» **Objective**: Each line below must be set down exactly; omit any image you find.

» **Data section**:
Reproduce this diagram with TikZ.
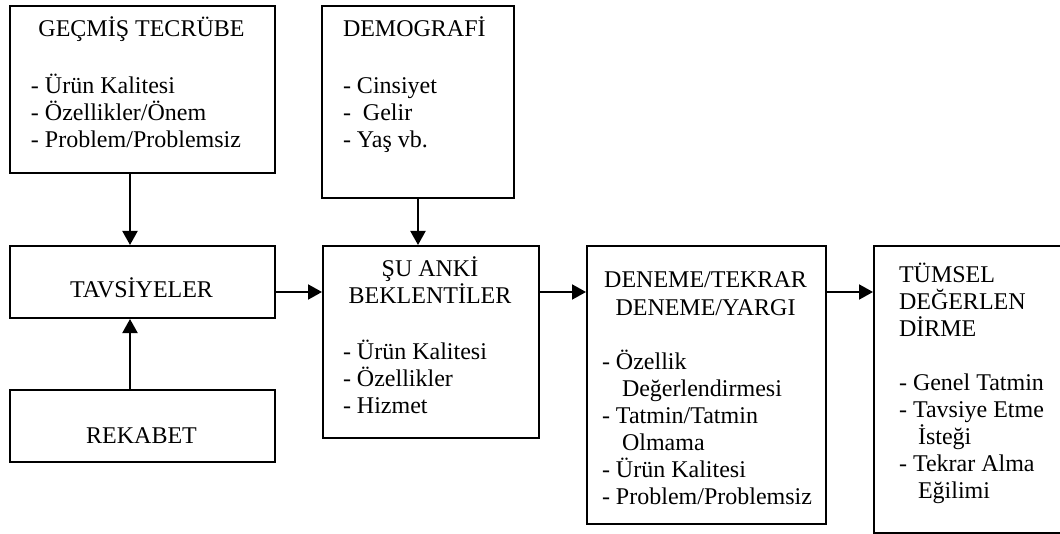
\documentclass[tikz,border=0pt]{standalone}
\usepackage{fontspec}
\setmainfont{Liberation Serif}
\usetikzlibrary{arrows.meta}
\tikzset{block/.style={draw,
                       rectangle,
                       line width=1pt,
                       anchor=north west,
                       inner sep=0pt},
         txt/.style={inner sep=0pt,
                     align=left,
                     anchor=base west,
                     font=\fontsize{12}{13.5}\selectfont},
         head/.style={txt, align=center, anchor=base}}

\begin{document}
\begin{tikzpicture}[x=0.5pt,y=-0.5pt,>={Triangle[length=7pt,width=7.5pt]},line width=1pt]
    \useasboundingbox (0,0) rectangle (1060,534);
    % We start by placing the blocks
    \node [block, minimum width=132.5pt, minimum height=83.5pt] (gecmis) at (9,5) {};
    \node [block, minimum width=132.5pt, minimum height=36pt] (tavsiye) at (9,245) {};
    \node [block, minimum width=132.5pt, minimum height=36pt] (rekabet) at (9,389) {};
    \node [block, minimum width=96pt, minimum height=96pt] (demografi) at (321,5) {};
    \node [block, minimum width=108pt, minimum height=96pt] (suanki) at (322,245) {};
    \node [block, minimum width=119.5pt, minimum height=139pt] (deneme) at (586,245) {};
    \node [block, minimum width=96pt, minimum height=143.5pt] (tumsel) at (873,245) {};
    % Texts in the blocks (base = baseline of the last line)
    \node [head] (gecmis-t) at (141.5,37) {GEÇMİŞ TECRÜBE};
    \node [txt] (gecmis-l) at (30,148) {- Ürün Kalitesi\\- Özellikler/Önem\\- Problem/Problemsiz};
    \node [head] (tavsiye-t) at (141.5,298) {TAVSİYELER};
    \node [head] (rekabet-t) at (141.5,443) {REKABET};
    \node [txt] (demografi-t) at (342,37) {DEMOGRAFİ};
    \node [txt] (demografi-l) at (342,148) {- Cinsiyet\\- \ Gelir\\- Yaş vb.};
    \node [head] (suanki-t) at (430,304) {ŞU ANKİ\\BEKLENTİLER};
    \node [txt] (suanki-l) at (342,413) {- Ürün Kalitesi\\- Özellikler\\- Hizmet};
    \node [head] (deneme-t) at (705.5,315) {DENEME/TEKRAR\\DENEME/YARGI};
    \node [txt] (deneme-l) at (601,504) {- Özellik\\\hspace*{10pt}Değerlendirmesi\\- Tatmin/Tatmin\\\hspace*{10pt}Olmama\\- Ürün Kalitesi\\- Problem/Problemsiz};
    \node [txt] (tumsel-t) at (898,336) {TÜMSEL\\DEĞERLEN\\DİRME};
    \node [txt] (tumsel-l) at (898,498) {- Genel Tatmin\\- Tavsiye Etme\\\hspace*{9.5pt}İsteği\\- Tekrar Alma\\\hspace*{9.5pt}Eğilimi};
    % We draw the arrows between the blocks
    \coordinate (mid) at (0,292);
    \draw [->] ([xshift=-6.25pt]gecmis.south) -- ([xshift=-6.25pt]tavsiye.north);
    \draw [->] ([xshift=-6.25pt]rekabet.north) -- ([xshift=-6.25pt]tavsiye.south);
    \draw [->] (demografi.south) -- (demografi.south |- suanki.north);
    \draw [->] (tavsiye.east |- mid) -- (suanki.west |- mid);
    \draw [->] (suanki.east |- mid) -- (deneme.west |- mid);
    \draw [->] (deneme.east |- mid) -- (tumsel.west |- mid);
\end{tikzpicture}
\end{document}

» **Written response**:
Reproduce this diagram with TikZ.
\documentclass[tikz,border=0pt]{standalone}
\usepackage{fontspec}
\setmainfont{Liberation Serif}
\usetikzlibrary{arrows.meta}
\tikzset{block/.style={draw,
                       rectangle,
                       line width=1pt,
                       anchor=north west,
                       inner sep=0pt},
         txt/.style={inner sep=0pt,
                     align=left,
                     anchor=base west,
                     font=\fontsize{12}{13.5}\selectfont},
         head/.style={txt, align=center, anchor=base}}

\begin{document}
\begin{tikzpicture}[x=0.5pt,y=-0.5pt,>={Triangle[length=7pt,width=7.5pt]},line width=1pt]
    \useasboundingbox (0,0) rectangle (1060,534);
    % We start by placing the blocks
    \node [block, minimum width=132.5pt, minimum height=83.5pt] (gecmis) at (9,5) {};
    \node [block, minimum width=132.5pt, minimum height=36pt] (tavsiye) at (9,245) {};
    \node [block, minimum width=132.5pt, minimum height=36pt] (rekabet) at (9,389) {};
    \node [block, minimum width=96pt, minimum height=96pt] (demografi) at (321,5) {};
    \node [block, minimum width=108pt, minimum height=96pt] (suanki) at (322,245) {};
    \node [block, minimum width=119.5pt, minimum height=139pt] (deneme) at (586,245) {};
    \node [block, minimum width=96pt, minimum height=143.5pt] (tumsel) at (873,245) {};
    % Texts in the blocks (base = baseline of the last line)
    \node [head] (gecmis-t) at (141.5,37) {GEÇMİŞ TECRÜBE};
    \node [txt] (gecmis-l) at (30,148) {- Ürün Kalitesi\\- Özellikler/Önem\\- Problem/Problemsiz};
    \node [head] (tavsiye-t) at (141.5,298) {TAVSİYELER};
    \node [head] (rekabet-t) at (141.5,443) {REKABET};
    \node [txt] (demografi-t) at (342,37) {DEMOGRAFİ};
    \node [txt] (demografi-l) at (342,148) {- Cinsiyet\\- \ Gelir\\- Yaş vb.};
    \node [head] (suanki-t) at (430,304) {ŞU ANKİ\\BEKLENTİLER};
    \node [txt] (suanki-l) at (342,413) {- Ürün Kalitesi\\- Özellikler\\- Hizmet};
    \node [head] (deneme-t) at (705.5,315) {DENEME/TEKRAR\\DENEME/YARGI};
    \node [txt] (deneme-l) at (601,504) {- Özellik\\\hspace*{10pt}Değerlendirmesi\\- Tatmin/Tatmin\\\hspace*{10pt}Olmama\\- Ürün Kalitesi\\- Problem/Problemsiz};
    \node [txt] (tumsel-t) at (898,336) {TÜMSEL\\DEĞERLEN\\DİRME};
    \node [txt] (tumsel-l) at (898,498) {- Genel Tatmin\\- Tavsiye Etme\\\hspace*{9.5pt}İsteği\\- Tekrar Alma\\\hspace*{9.5pt}Eğilimi};
    % We draw the arrows between the blocks
    \coordinate (mid) at (0,292);
    \draw [->] ([xshift=-6.25pt]gecmis.south) -- ([xshift=-6.25pt]tavsiye.north);
    \draw [->] ([xshift=-6.25pt]rekabet.north) -- ([xshift=-6.25pt]tavsiye.south);
    \draw [->] (demografi.south) -- (demografi.south |- suanki.north);
    \draw [->] (tavsiye.east |- mid) -- (suanki.west |- mid);
    \draw [->] (suanki.east |- mid) -- (deneme.west |- mid);
    \draw [->] (deneme.east |- mid) -- (tumsel.west |- mid);
\end{tikzpicture}
\end{document}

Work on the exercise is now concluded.